### Data section

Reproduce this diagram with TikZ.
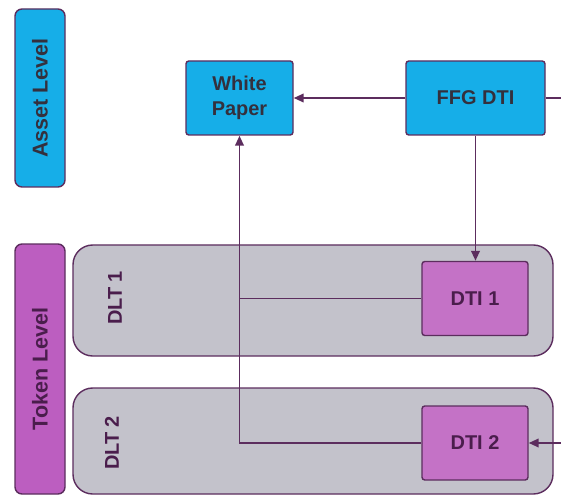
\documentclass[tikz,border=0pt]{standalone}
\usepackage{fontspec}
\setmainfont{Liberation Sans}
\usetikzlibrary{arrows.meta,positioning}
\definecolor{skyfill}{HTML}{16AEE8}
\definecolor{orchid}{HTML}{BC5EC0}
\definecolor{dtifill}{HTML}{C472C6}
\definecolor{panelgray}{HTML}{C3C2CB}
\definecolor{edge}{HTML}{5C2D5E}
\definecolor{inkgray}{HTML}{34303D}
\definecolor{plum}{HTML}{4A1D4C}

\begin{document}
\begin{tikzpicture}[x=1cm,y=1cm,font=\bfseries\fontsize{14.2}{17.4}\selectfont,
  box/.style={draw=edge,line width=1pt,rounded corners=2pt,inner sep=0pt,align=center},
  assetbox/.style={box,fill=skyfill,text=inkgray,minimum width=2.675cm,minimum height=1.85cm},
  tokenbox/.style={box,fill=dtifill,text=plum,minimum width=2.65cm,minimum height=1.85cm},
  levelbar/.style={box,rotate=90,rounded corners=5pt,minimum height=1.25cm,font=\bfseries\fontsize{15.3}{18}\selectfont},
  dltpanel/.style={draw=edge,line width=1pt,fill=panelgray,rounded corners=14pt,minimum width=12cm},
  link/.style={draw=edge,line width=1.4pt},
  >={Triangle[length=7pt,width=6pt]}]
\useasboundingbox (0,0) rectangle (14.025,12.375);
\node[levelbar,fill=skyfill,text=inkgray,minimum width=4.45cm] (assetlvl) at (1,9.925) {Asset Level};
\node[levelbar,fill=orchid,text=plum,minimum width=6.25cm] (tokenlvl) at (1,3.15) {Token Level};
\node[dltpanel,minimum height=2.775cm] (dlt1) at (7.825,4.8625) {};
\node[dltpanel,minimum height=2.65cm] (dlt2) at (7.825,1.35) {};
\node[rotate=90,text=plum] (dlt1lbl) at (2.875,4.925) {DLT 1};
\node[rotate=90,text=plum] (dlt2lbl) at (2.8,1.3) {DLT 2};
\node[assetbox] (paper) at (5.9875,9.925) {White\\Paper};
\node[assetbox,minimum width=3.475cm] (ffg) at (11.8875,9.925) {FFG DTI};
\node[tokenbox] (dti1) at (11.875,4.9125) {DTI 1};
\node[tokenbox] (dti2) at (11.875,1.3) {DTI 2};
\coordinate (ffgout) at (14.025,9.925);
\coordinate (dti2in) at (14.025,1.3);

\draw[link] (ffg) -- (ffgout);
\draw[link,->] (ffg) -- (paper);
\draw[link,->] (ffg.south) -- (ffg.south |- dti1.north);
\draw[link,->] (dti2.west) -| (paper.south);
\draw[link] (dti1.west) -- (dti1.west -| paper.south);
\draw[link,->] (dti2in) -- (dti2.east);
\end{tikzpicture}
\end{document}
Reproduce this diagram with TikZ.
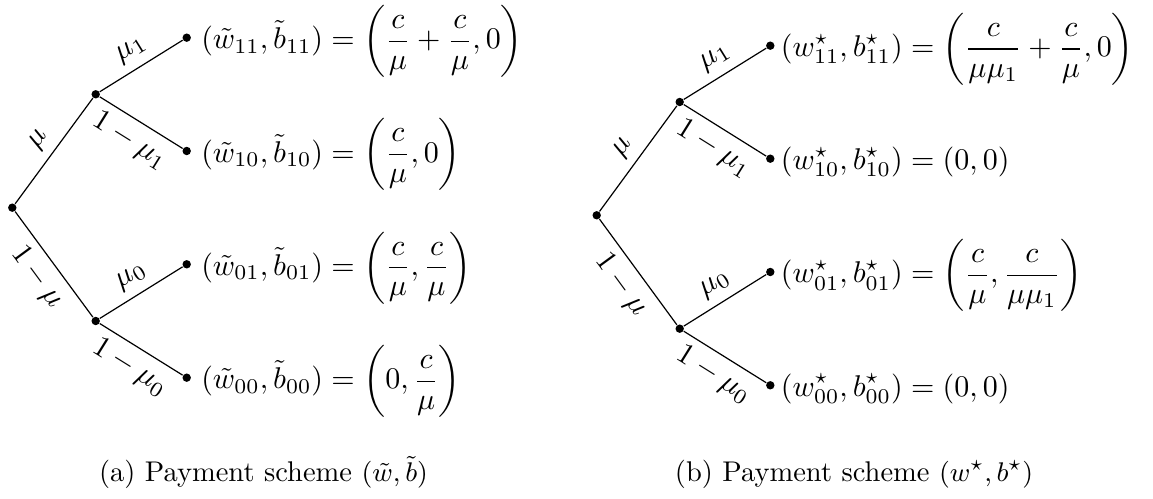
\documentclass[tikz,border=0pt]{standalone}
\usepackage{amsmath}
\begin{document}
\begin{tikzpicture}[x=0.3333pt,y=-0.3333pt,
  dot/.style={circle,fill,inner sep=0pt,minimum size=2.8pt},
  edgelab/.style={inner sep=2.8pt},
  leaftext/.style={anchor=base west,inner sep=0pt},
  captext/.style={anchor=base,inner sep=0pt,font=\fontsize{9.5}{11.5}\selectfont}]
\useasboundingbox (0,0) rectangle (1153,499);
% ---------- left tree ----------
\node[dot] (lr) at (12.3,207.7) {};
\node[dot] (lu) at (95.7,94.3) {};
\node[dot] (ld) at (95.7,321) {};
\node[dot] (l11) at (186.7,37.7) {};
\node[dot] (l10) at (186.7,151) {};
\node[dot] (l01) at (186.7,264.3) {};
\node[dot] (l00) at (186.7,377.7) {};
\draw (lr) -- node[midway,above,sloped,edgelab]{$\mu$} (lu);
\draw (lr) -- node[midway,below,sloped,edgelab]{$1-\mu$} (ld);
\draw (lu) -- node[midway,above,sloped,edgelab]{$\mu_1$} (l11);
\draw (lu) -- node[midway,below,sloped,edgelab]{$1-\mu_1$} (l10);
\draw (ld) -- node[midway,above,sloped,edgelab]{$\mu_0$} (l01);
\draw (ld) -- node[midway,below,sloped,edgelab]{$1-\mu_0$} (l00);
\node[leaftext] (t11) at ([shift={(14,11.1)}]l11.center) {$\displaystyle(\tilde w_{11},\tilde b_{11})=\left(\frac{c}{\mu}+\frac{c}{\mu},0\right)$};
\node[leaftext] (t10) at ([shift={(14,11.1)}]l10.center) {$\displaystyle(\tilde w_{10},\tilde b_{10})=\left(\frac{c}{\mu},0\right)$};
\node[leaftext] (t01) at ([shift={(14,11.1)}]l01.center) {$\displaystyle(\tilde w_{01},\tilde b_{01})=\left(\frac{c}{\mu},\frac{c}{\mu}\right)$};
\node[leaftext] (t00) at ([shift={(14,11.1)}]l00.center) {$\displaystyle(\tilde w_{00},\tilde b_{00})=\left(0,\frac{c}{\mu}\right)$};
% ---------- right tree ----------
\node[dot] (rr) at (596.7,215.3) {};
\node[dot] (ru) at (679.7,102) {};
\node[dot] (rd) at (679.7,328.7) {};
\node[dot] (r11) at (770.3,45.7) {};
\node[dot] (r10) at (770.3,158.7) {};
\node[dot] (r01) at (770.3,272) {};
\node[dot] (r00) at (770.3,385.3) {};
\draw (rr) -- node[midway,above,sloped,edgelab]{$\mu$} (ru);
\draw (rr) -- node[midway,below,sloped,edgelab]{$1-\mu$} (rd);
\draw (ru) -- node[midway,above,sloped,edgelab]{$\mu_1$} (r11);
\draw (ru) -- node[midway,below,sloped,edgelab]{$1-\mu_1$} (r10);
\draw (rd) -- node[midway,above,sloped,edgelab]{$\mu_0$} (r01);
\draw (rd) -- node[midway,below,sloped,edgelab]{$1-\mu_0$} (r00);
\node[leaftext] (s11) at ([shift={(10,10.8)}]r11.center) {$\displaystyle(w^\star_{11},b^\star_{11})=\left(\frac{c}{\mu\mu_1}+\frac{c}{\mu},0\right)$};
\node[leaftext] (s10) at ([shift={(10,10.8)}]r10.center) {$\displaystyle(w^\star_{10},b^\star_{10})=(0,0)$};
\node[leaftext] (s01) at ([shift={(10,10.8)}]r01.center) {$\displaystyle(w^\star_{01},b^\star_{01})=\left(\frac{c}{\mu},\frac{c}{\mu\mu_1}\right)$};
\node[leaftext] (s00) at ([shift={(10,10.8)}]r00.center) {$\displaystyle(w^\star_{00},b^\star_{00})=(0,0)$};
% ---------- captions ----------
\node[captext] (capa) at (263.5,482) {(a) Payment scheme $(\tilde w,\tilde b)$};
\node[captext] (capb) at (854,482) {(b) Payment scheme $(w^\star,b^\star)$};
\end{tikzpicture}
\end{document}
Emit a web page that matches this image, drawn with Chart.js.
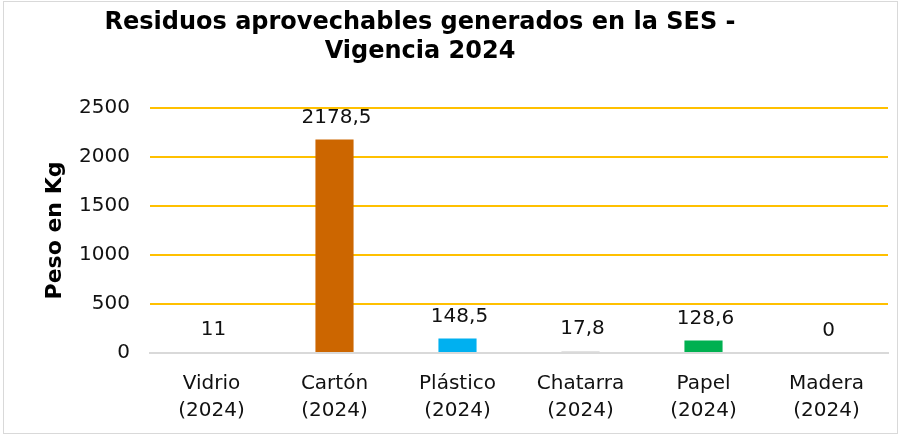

######

Make an exact copy of all the material, but keep the pictures out of it.

Solution for this exercise:
Reproduce this diagram with TikZ.
\documentclass[tikz,border=0pt]{standalone}
\usepackage{fontspec}
\setmainfont{Liberation Sans}
\usetikzlibrary{arrows.meta,positioning}
\definecolor{skyfill}{HTML}{16AEE8}
\definecolor{orchid}{HTML}{BC5EC0}
\definecolor{dtifill}{HTML}{C472C6}
\definecolor{panelgray}{HTML}{C3C2CB}
\definecolor{edge}{HTML}{5C2D5E}
\definecolor{inkgray}{HTML}{34303D}
\definecolor{plum}{HTML}{4A1D4C}

\begin{document}
\begin{tikzpicture}[x=1cm,y=1cm,font=\bfseries\fontsize{14.2}{17.4}\selectfont,
  box/.style={draw=edge,line width=1pt,rounded corners=2pt,inner sep=0pt,align=center},
  assetbox/.style={box,fill=skyfill,text=inkgray,minimum width=2.675cm,minimum height=1.85cm},
  tokenbox/.style={box,fill=dtifill,text=plum,minimum width=2.65cm,minimum height=1.85cm},
  levelbar/.style={box,rotate=90,rounded corners=5pt,minimum height=1.25cm,font=\bfseries\fontsize{15.3}{18}\selectfont},
  dltpanel/.style={draw=edge,line width=1pt,fill=panelgray,rounded corners=14pt,minimum width=12cm},
  link/.style={draw=edge,line width=1.4pt},
  >={Triangle[length=7pt,width=6pt]}]
\useasboundingbox (0,0) rectangle (14.025,12.375);
\node[levelbar,fill=skyfill,text=inkgray,minimum width=4.45cm] (assetlvl) at (1,9.925) {Asset Level};
\node[levelbar,fill=orchid,text=plum,minimum width=6.25cm] (tokenlvl) at (1,3.15) {Token Level};
\node[dltpanel,minimum height=2.775cm] (dlt1) at (7.825,4.8625) {};
\node[dltpanel,minimum height=2.65cm] (dlt2) at (7.825,1.35) {};
\node[rotate=90,text=plum] (dlt1lbl) at (2.875,4.925) {DLT 1};
\node[rotate=90,text=plum] (dlt2lbl) at (2.8,1.3) {DLT 2};
\node[assetbox] (paper) at (5.9875,9.925) {White\\Paper};
\node[assetbox,minimum width=3.475cm] (ffg) at (11.8875,9.925) {FFG DTI};
\node[tokenbox] (dti1) at (11.875,4.9125) {DTI 1};
\node[tokenbox] (dti2) at (11.875,1.3) {DTI 2};
\coordinate (ffgout) at (14.025,9.925);
\coordinate (dti2in) at (14.025,1.3);

\draw[link] (ffg) -- (ffgout);
\draw[link,->] (ffg) -- (paper);
\draw[link,->] (ffg.south) -- (ffg.south |- dti1.north);
\draw[link,->] (dti2.west) -| (paper.south);
\draw[link] (dti1.west) -- (dti1.west -| paper.south);
\draw[link,->] (dti2in) -- (dti2.east);
\end{tikzpicture}
\end{document}
Reproduce this diagram with TikZ.
\documentclass[tikz,border=0pt]{standalone}
\usepackage{amsmath}
\begin{document}
\begin{tikzpicture}[x=0.3333pt,y=-0.3333pt,
  dot/.style={circle,fill,inner sep=0pt,minimum size=2.8pt},
  edgelab/.style={inner sep=2.8pt},
  leaftext/.style={anchor=base west,inner sep=0pt},
  captext/.style={anchor=base,inner sep=0pt,font=\fontsize{9.5}{11.5}\selectfont}]
\useasboundingbox (0,0) rectangle (1153,499);
% ---------- left tree ----------
\node[dot] (lr) at (12.3,207.7) {};
\node[dot] (lu) at (95.7,94.3) {};
\node[dot] (ld) at (95.7,321) {};
\node[dot] (l11) at (186.7,37.7) {};
\node[dot] (l10) at (186.7,151) {};
\node[dot] (l01) at (186.7,264.3) {};
\node[dot] (l00) at (186.7,377.7) {};
\draw (lr) -- node[midway,above,sloped,edgelab]{$\mu$} (lu);
\draw (lr) -- node[midway,below,sloped,edgelab]{$1-\mu$} (ld);
\draw (lu) -- node[midway,above,sloped,edgelab]{$\mu_1$} (l11);
\draw (lu) -- node[midway,below,sloped,edgelab]{$1-\mu_1$} (l10);
\draw (ld) -- node[midway,above,sloped,edgelab]{$\mu_0$} (l01);
\draw (ld) -- node[midway,below,sloped,edgelab]{$1-\mu_0$} (l00);
\node[leaftext] (t11) at ([shift={(14,11.1)}]l11.center) {$\displaystyle(\tilde w_{11},\tilde b_{11})=\left(\frac{c}{\mu}+\frac{c}{\mu},0\right)$};
\node[leaftext] (t10) at ([shift={(14,11.1)}]l10.center) {$\displaystyle(\tilde w_{10},\tilde b_{10})=\left(\frac{c}{\mu},0\right)$};
\node[leaftext] (t01) at ([shift={(14,11.1)}]l01.center) {$\displaystyle(\tilde w_{01},\tilde b_{01})=\left(\frac{c}{\mu},\frac{c}{\mu}\right)$};
\node[leaftext] (t00) at ([shift={(14,11.1)}]l00.center) {$\displaystyle(\tilde w_{00},\tilde b_{00})=\left(0,\frac{c}{\mu}\right)$};
% ---------- right tree ----------
\node[dot] (rr) at (596.7,215.3) {};
\node[dot] (ru) at (679.7,102) {};
\node[dot] (rd) at (679.7,328.7) {};
\node[dot] (r11) at (770.3,45.7) {};
\node[dot] (r10) at (770.3,158.7) {};
\node[dot] (r01) at (770.3,272) {};
\node[dot] (r00) at (770.3,385.3) {};
\draw (rr) -- node[midway,above,sloped,edgelab]{$\mu$} (ru);
\draw (rr) -- node[midway,below,sloped,edgelab]{$1-\mu$} (rd);
\draw (ru) -- node[midway,above,sloped,edgelab]{$\mu_1$} (r11);
\draw (ru) -- node[midway,below,sloped,edgelab]{$1-\mu_1$} (r10);
\draw (rd) -- node[midway,above,sloped,edgelab]{$\mu_0$} (r01);
\draw (rd) -- node[midway,below,sloped,edgelab]{$1-\mu_0$} (r00);
\node[leaftext] (s11) at ([shift={(10,10.8)}]r11.center) {$\displaystyle(w^\star_{11},b^\star_{11})=\left(\frac{c}{\mu\mu_1}+\frac{c}{\mu},0\right)$};
\node[leaftext] (s10) at ([shift={(10,10.8)}]r10.center) {$\displaystyle(w^\star_{10},b^\star_{10})=(0,0)$};
\node[leaftext] (s01) at ([shift={(10,10.8)}]r01.center) {$\displaystyle(w^\star_{01},b^\star_{01})=\left(\frac{c}{\mu},\frac{c}{\mu\mu_1}\right)$};
\node[leaftext] (s00) at ([shift={(10,10.8)}]r00.center) {$\displaystyle(w^\star_{00},b^\star_{00})=(0,0)$};
% ---------- captions ----------
\node[captext] (capa) at (263.5,482) {(a) Payment scheme $(\tilde w,\tilde b)$};
\node[captext] (capb) at (854,482) {(b) Payment scheme $(w^\star,b^\star)$};
\end{tikzpicture}
\end{document}
Emit a web page that matches this image, drawn with Chart.js.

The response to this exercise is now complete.